Since these words were written, actual war has broken out in the Balkans. The Powers, anxious each as to the effect upon its own ambitions of any disturbance in European Turkey, have steadily abstained from efficient interference in behalf of the downtrodden Christians of Macedonia, surrounded by sympathetic kinsfolk. Consequently, in thirty years past this underbrush has grown drier and drier, fit kindling for fuel. In the Treaty of Berlin, in 1877, stipulation was made for their betterment in governance, and we are now told that in 1880 Turkey framed a scheme for such,--and pigeonholed it. At last, under unendurable conditions, spontaneous combustion has followed. There can be no assured peace until it is recognised practically that Christianity, by the respect which it alone among religions inculcates for the welfare of the individual, is an essential factor in developing in nations the faculty of self-government, apart from which fitness to govern others does not exist. To keep Christian peoples under the rule of a non-Christian race, is, therefore, to perpetuate a state hopeless of reconcilement and pregnant of sure explosion. Explosions always happen inconveniently. _Obsta principiis_ is the only safe rule; the application of which is not suppression of overt discontent but relief of grievances.
The War of American Independence was no exception to the general rule of propagation that has been noted. When our forefathers began to agitate against the Stamp Act and the other measures that succeeded it, they as little foresaw the spread of their action to the East and West Indies, to the English Channel and Gibraltar, as did the British ministry which in framing the Stamp Act struck the match from which these consequences followed. When Benedict Arnold on Lake Champlain by vigorous use of small means obtained a year's delay for the colonists, he compassed the surrender of Burgoyne in 1777. The surrender of Burgoyne, justly estimated as the decisive event of the war, was due to Arnold's previous action, gaining the delay which is a first object for all defence, and which to the unprepared colonists was a vital necessity. The surrender of Burgoyne determined the intervention of France, in 1778; the intervention of France the accession of Spain thereto, in 1779. The war with these two Powers led to the maritime occurrences, the interferences with neutral trade, that gave rise to the Armed Neutrality; the concurrence of Holland in which brought war between that country and Great Britain, in 1780. This extension of hostilities affected not only the West Indies but the East, through the possessions of the Dutch in both quarters and at the Cape of Good Hope. If not the occasion of Suffren being sent to India, the involvement of Holland in the general war had a powerful effect upon the brilliant operations which he conducted there; as well as at, and for, the Cape of Good Hope, then a Dutch possession, on his outward voyage.
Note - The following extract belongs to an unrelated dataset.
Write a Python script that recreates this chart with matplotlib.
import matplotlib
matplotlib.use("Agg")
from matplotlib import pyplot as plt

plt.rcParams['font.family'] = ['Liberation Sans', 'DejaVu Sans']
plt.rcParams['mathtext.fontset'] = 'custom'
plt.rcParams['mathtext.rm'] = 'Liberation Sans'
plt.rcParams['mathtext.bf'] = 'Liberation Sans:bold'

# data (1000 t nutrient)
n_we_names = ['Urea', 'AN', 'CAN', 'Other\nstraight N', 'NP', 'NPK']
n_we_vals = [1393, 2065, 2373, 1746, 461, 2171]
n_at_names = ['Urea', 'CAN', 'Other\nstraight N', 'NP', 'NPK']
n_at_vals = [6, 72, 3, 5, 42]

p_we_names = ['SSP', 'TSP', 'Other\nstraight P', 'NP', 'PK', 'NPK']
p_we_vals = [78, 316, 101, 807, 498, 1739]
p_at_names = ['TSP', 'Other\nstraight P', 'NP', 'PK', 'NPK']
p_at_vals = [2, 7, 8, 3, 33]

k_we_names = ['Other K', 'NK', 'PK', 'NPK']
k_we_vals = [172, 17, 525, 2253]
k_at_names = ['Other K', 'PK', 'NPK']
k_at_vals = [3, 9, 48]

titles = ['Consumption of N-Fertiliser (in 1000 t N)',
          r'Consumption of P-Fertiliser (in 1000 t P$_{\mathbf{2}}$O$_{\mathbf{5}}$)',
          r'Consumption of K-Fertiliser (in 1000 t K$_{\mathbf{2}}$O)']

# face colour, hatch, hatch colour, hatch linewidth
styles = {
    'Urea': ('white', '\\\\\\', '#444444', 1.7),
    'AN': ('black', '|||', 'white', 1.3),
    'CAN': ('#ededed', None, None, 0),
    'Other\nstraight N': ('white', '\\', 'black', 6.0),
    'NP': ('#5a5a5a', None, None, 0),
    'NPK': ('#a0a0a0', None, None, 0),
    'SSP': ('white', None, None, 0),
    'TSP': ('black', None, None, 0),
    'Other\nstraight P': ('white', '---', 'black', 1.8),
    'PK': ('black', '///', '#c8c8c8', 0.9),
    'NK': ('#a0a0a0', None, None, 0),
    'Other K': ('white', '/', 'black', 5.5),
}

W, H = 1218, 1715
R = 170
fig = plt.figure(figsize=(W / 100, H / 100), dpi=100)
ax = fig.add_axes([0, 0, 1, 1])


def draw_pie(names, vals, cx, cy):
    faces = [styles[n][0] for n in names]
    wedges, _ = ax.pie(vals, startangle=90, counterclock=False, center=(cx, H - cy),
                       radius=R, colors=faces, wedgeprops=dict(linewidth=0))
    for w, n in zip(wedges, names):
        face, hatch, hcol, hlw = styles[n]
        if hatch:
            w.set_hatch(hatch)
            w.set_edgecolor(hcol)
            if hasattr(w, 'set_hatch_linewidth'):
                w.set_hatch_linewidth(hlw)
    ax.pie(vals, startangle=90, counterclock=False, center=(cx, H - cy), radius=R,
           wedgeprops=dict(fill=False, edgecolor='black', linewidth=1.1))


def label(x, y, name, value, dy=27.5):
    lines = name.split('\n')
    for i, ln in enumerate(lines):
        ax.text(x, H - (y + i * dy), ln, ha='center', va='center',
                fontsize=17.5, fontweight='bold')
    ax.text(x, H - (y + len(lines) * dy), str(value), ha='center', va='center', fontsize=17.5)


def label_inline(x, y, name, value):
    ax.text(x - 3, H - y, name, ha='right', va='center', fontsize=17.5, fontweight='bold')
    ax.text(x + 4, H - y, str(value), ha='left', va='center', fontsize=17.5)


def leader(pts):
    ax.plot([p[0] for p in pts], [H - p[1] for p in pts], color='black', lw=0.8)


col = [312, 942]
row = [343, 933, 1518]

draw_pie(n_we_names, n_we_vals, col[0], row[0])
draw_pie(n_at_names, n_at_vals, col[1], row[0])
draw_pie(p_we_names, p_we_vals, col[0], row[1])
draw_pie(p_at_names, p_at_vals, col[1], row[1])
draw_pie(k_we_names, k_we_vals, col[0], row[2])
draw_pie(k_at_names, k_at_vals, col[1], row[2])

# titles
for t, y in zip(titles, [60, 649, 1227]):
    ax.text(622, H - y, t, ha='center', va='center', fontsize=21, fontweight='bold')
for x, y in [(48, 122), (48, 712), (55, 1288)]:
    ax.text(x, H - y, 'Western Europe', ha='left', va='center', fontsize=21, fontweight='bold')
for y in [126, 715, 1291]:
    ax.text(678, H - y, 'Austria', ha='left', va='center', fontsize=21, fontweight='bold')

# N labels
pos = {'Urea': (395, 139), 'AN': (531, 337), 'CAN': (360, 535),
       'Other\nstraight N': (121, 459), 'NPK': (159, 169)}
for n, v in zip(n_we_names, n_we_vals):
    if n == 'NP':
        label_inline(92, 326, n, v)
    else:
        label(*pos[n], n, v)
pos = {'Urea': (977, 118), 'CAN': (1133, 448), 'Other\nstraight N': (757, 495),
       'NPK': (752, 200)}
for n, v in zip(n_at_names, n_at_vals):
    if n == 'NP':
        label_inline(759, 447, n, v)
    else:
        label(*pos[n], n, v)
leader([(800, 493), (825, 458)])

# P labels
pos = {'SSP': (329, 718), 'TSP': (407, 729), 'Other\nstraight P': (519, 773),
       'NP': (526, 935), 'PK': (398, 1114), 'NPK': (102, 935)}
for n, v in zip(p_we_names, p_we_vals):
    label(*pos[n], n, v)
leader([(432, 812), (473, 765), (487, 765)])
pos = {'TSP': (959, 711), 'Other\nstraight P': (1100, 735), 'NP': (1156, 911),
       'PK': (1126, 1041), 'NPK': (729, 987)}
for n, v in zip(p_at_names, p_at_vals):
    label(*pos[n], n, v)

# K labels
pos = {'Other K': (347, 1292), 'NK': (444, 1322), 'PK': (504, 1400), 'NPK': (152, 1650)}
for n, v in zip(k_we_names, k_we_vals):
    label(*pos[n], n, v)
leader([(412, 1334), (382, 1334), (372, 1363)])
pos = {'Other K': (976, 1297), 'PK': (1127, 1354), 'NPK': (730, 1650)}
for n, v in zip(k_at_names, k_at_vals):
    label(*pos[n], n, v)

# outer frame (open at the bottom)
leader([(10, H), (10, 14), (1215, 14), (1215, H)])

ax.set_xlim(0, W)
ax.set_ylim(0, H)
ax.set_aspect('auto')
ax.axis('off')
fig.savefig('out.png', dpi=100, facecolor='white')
In the separate publication of these pages, my intention and hope are to bring home incidentally to American readers this vast extent of the struggle to which our own Declaration of Independence was but the prelude; with perchance the further needed lesson for the future, that questions the most remote from our own shores may involve us in unforeseen difficulties, especially if we permit a train of communication to be laid by which the outside fire can leap step by step to the American continents. How great a matter a little fire kindleth! Our Monroe Doctrine is in final analysis merely the formulation of national precaution that, as far as in its power to prevent, there shall not lie scattered about the material which foreign possessions in these continents might supply for the extension of combustion originating elsewhere; and the objection to Asiatic immigration, however debased by less worthy feelings or motives, is on the part of thinking men simply a recognition of the same danger arising from the presence of an inassimilable mass of population, racially and traditionally distinct in characteristics, behind which would lie the sympathies and energy of a powerful military and naval Asiatic empire.
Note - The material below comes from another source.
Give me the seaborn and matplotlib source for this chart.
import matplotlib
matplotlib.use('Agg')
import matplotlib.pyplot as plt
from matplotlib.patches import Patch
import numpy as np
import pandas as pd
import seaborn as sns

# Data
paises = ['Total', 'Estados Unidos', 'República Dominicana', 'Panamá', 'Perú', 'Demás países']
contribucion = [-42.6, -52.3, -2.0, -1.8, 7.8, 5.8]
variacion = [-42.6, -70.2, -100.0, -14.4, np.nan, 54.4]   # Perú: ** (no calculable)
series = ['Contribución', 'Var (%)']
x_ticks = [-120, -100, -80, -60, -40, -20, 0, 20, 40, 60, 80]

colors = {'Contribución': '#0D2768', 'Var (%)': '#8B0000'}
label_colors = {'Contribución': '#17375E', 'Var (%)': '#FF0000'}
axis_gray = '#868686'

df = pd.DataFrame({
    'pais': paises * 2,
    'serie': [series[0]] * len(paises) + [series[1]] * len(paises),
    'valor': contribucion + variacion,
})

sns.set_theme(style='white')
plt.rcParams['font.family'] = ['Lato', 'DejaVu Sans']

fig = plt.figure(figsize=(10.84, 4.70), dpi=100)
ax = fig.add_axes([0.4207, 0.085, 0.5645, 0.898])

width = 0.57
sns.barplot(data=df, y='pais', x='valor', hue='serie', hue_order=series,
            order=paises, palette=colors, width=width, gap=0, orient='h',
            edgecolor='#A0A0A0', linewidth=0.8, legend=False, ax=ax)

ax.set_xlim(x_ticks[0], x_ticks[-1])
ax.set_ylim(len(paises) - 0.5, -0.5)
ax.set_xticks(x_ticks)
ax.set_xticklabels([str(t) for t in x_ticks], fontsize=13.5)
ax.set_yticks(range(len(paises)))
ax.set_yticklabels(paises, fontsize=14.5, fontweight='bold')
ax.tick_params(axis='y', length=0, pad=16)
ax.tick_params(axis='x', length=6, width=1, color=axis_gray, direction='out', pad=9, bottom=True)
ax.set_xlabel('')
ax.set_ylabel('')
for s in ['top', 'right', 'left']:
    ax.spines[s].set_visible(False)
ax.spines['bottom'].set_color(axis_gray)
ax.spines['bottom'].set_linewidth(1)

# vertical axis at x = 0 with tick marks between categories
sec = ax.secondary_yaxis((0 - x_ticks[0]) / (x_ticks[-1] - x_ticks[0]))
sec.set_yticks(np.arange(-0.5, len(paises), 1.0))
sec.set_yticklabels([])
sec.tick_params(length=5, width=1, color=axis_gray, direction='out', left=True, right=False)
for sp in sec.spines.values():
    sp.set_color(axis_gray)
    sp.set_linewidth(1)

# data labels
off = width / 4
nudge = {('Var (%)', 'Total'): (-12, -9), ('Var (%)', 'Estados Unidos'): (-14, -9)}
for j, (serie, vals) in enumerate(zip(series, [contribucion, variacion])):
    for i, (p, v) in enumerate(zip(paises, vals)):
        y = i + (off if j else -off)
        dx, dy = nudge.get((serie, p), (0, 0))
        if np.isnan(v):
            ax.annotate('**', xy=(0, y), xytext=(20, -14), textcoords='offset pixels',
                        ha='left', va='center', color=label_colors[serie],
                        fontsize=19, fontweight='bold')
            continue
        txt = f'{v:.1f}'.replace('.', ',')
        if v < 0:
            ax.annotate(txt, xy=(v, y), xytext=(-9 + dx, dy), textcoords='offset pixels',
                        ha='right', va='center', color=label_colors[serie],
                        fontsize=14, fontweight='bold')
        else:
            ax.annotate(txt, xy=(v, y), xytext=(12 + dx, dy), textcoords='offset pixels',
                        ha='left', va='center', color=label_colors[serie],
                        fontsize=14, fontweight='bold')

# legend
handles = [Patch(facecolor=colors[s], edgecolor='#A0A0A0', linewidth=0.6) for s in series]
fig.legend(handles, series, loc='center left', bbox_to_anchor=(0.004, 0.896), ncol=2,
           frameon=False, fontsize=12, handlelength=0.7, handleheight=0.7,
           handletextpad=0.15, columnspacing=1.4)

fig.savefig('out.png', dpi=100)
Conducive as each of these policies is to national safety and peace amid international conflagration, neither the one nor the other can be sustained without the creation and maintenance of a preponderant navy. In the struggle with which this book deals, Washington at the time said that the navies had the casting vote. To Arnold on Lake Champlain, to DeGrasse at Yorktown, fell the privilege of exercising that prerogative at the two great decisive moments of the War. To the Navy also, beyond any other single instrumentality, was due eighty years later the successful suppression of the movement of Secession. The effect of the blockade of the Southern coasts upon the financial and military efficiency of the Confederate Government has never been closely calculated, and probably is incalculable. At these two principal national epochs control of the water was the most determinative factor. In the future, upon the Navy will depend the successful maintenance of the two leading national policies mentioned; the two most essential to the part this country is to play in the progress of the world.
For, while numerically great in population, the United States is not so in proportion to territory; nor, though wealthy, is she so in proportion to her exposure. That Japan at four thousand miles distance has a population of over three hundred to the square mile, while our three great Pacific States average less than twenty, is a portentous fact. The immense aggregate numbers resident elsewhere in the United States cannot be transfered thither to meet an emergency, nor contribute effectively to remedy this insufficiency; neither can a land force on the defensive protect, if the way of the sea is open. In such opposition of smaller numbers against larger, nowhere do organisation and development count as much as in navies. Nowhere so well as on the sea can a general numerical inferiority be compensated by specific numerical superiority, resulting from the correspondence between the force employed and the nature of the ground. It follows strictly, by logic and by inference, that by no other means can safety be insured as economically and as efficiently. Indeed, in matters of national security, economy and efficiency are equivalent terms. The question of the Pacific is probably the greatest world problem of the twentieth century, in which no great country is so largely and directly interested as is the United States. For the reason given it is essentially a naval question, the third in which the United States finds its well-being staked upon naval adequacy.